Fiel a su intención de occidentalizar el chanbara (las películas de samuráis), el prolífico Takashi Miike (una figura extraña dentro del cine
actual, algo así como el Fassbinder nipón) rueda una de esas historias tan
queridas a la cinematografía japonesa, sobre la relación entre la entrega y la justicia. Un
número determinado de espadachines
deben unir sus fuerzas para ejecutar una misión suicida: asesinar a Naritsugu,
el sádico heredero del Shogunato.

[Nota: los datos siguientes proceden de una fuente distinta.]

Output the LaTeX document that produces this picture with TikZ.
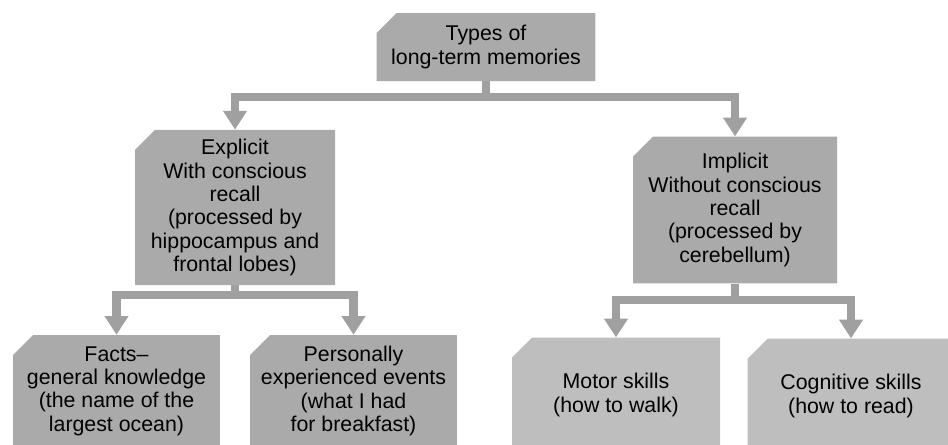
\documentclass[tikz,border=0pt]{standalone}
\usepackage{fontspec}
\setmainfont{Liberation Sans}
\usetikzlibrary{shapes.misc,arrows.meta}

\definecolor{boxgray}{RGB}{170,170,170}
\definecolor{palegray}{RGB}{190,190,190}
\definecolor{linkgray}{RGB}{160,160,160}

\tikzset{
  memory/.style={chamfered rectangle, chamfered rectangle corners=north west,
    chamfered rectangle xsep=8pt, chamfered rectangle ysep=7pt,
    fill=boxgray, inner sep=0pt, align=center, text=black,
    font=\fontsize{16}{17.5}\selectfont},
  link/.style={draw=linkgray, line width=6.5pt,
    -{Triangle[width=17pt,length=14pt]}}
}

\begin{document}
\begin{tikzpicture}[x=0.75pt,y=0.75pt,yscale=-1,xscale=1]
\useasboundingbox (0,0) rectangle (948,444);
\clip (0,0) rectangle (948,444);

% Boxes
\node[memory, minimum width=164pt, minimum height=51pt] (types) at (486,47) {Types of\\long-term memories};
\node[memory, minimum width=150pt, minimum height=112pt] (explicit) at (235,207.5) {Explicit\\With conscious\\recall\\(processed by\\hippocampus and\\frontal lobes)};
\node[memory, minimum width=153pt, minimum height=110pt] (implicit) at (735,210) {Implicit\\Without conscious\\recall\\(processed by\\cerebellum)};
\node[memory, minimum width=155pt, minimum height=84pt] (facts) at (116.5,391) {Facts--\\general knowledge\\(the name of the\\largest ocean)};
\node[memory, minimum width=155pt, minimum height=84pt] (personal) at (353.5,391) {Personally\\experienced events\\(what I had\\for breakfast)};
\node[memory, fill=palegray, minimum width=156pt, minimum height=86pt] (motor) at (616,395) {Motor skills\\(how to walk)};
\node[memory, fill=palegray, minimum width=155pt, minimum height=86pt] (cognitive) at (851,396) {Cognitive skills\\(how to read)};

% Branch points
\coordinate (typesbar) at (486,97);
\coordinate (explicitbar) at (235,295);
\coordinate (implicitbar) at (735,300);

% Connectors
\draw[link] (types.south) -- (typesbar) -| (explicit.north);
\draw[link] (types.south) -- (typesbar) -| (implicit.north);
\draw[link] (explicit.south) -- (explicitbar) -| (facts.north);
\draw[link] (explicit.south) -- (explicitbar) -| (personal.north);
\draw[link] (implicit.south) -- (implicitbar) -| (motor.north);
\draw[link] (implicit.south) -- (implicitbar) -| (cognitive.north);

\end{tikzpicture}
\end{document}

Miike, que alterna los films feudales con thrillers,
yakuzas, fantasía, terror y alguna
que otra comedia, ofrece algo más que una versión actualizada de Los 7 samurais o que un remake bastante fiel de la historia original, la
oscura cinta de Eiichi Kudo de 1963.
Y este algo más es una
historia cruel e implacable donde no faltan las escenas de acción, el harakiri pertinente, los encuandres
litográficos, una iluminación tétrica de interiores, varios movimientos de
cámara extirpados del Euro Western, violencia gore y una serie de diálogos más
propios del bushido y del autor bonzo del tsurezuregusa que de una clase
de sirvientes mercenarios, casi ronins. Es decir, esa mezcla de furor y lirismo que
ha hecho famosos a Takeshi Kitano o a Yoji Yamada, por ejemplo.